Problem to solve
All of the data that follows should be retyped exactly, please, except the pictures.

Data provided
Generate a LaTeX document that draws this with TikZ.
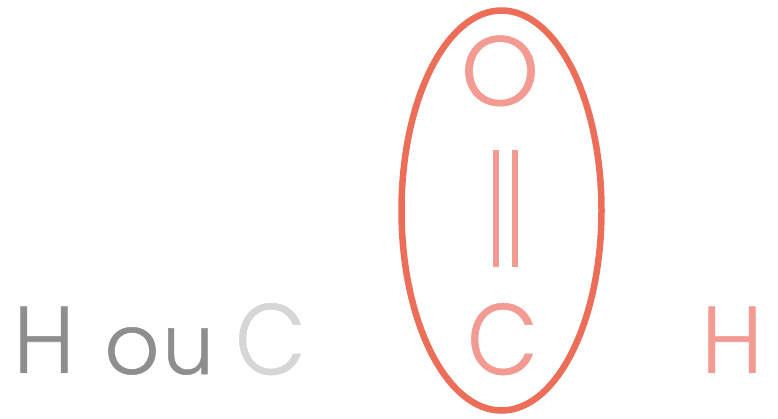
\documentclass[tikz,border=0pt]{standalone}
\usepackage{fontspec}
\usepackage{graphicx}
\usetikzlibrary{shapes.geometric}
\setmainfont{Poppins}[UprightFont=*-Light]
\newfontfamily\glyphfont{Poppins}[UprightFont=*-Light,FakeBold=0.6]
\definecolor{ringc}{HTML}{EC6E58}
\definecolor{pinkc}{HTML}{F39B93}
\definecolor{grayc}{HTML}{8E8E8E}
\definecolor{lightc}{HTML}{D6D6D6}
\tikzset{
  glyph/.style={inner sep=0pt,outer sep=0pt,anchor=base,font=\glyphfont\fontsize{97}{97}\selectfont},
  bondline/.style={draw=pinkc,line width=6pt},
  ring/.style={ellipse,draw=ringc,line width=6.5pt,inner sep=0pt,outer sep=0pt,minimum width=200pt,minimum height=400pt}
}
\begin{document}
\begin{tikzpicture}[x=1pt,y=-1pt]
\useasboundingbox (0,0) rectangle (778,418);
\node[glyph,text=grayc] (h1) at (44,372.5) {\scalebox{.93}[.97]{H}};
\node[glyph,text=grayc] (o1) at (132,374) {\scalebox{.89}[.87]{o}};
\node[glyph,text=grayc] (u1) at (188,374) {\scalebox{.84}[.86]{u}};
\node[glyph,text=lightc] (c1) at (270.5,374.5) {\scalebox{.95}[1.04]{C}};
\node[glyph,text=pinkc] (c2) at (502.5,374.5) {\scalebox{.95}[1.04]{C}};
\node[glyph,text=pinkc] (h2) at (732,372.5) {\scalebox{.93}[.97]{H}};
\node[glyph,text=pinkc] (o2) at (500,105.5) {\scalebox{1.03}[1.02]{O}};
\coordinate (a1) at (495.5,150); \coordinate (a2) at (495.5,267);
\coordinate (b1) at (515,150); \coordinate (b2) at (515,267);
\draw[bondline] (a1) -- (a2);
\draw[bondline] (b1) -- (b2);
\node[ring] (oval) at (501.5,210.5) {};
\end{tikzpicture}
\end{document}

Response to this task
Generate a LaTeX document that draws this with TikZ.
\documentclass[tikz,border=0pt]{standalone}
\usepackage{fontspec}
\usepackage{graphicx}
\usetikzlibrary{shapes.geometric}
\setmainfont{Poppins}[UprightFont=*-Light]
\newfontfamily\glyphfont{Poppins}[UprightFont=*-Light,FakeBold=0.6]
\definecolor{ringc}{HTML}{EC6E58}
\definecolor{pinkc}{HTML}{F39B93}
\definecolor{grayc}{HTML}{8E8E8E}
\definecolor{lightc}{HTML}{D6D6D6}
\tikzset{
  glyph/.style={inner sep=0pt,outer sep=0pt,anchor=base,font=\glyphfont\fontsize{97}{97}\selectfont},
  bondline/.style={draw=pinkc,line width=6pt},
  ring/.style={ellipse,draw=ringc,line width=6.5pt,inner sep=0pt,outer sep=0pt,minimum width=200pt,minimum height=400pt}
}
\begin{document}
\begin{tikzpicture}[x=1pt,y=-1pt]
\useasboundingbox (0,0) rectangle (778,418);
\node[glyph,text=grayc] (h1) at (44,372.5) {\scalebox{.93}[.97]{H}};
\node[glyph,text=grayc] (o1) at (132,374) {\scalebox{.89}[.87]{o}};
\node[glyph,text=grayc] (u1) at (188,374) {\scalebox{.84}[.86]{u}};
\node[glyph,text=lightc] (c1) at (270.5,374.5) {\scalebox{.95}[1.04]{C}};
\node[glyph,text=pinkc] (c2) at (502.5,374.5) {\scalebox{.95}[1.04]{C}};
\node[glyph,text=pinkc] (h2) at (732,372.5) {\scalebox{.93}[.97]{H}};
\node[glyph,text=pinkc] (o2) at (500,105.5) {\scalebox{1.03}[1.02]{O}};
\coordinate (a1) at (495.5,150); \coordinate (a2) at (495.5,267);
\coordinate (b1) at (515,150); \coordinate (b2) at (515,267);
\draw[bondline] (a1) -- (a2);
\draw[bondline] (b1) -- (b2);
\node[ring] (oval) at (501.5,210.5) {};
\end{tikzpicture}
\end{document}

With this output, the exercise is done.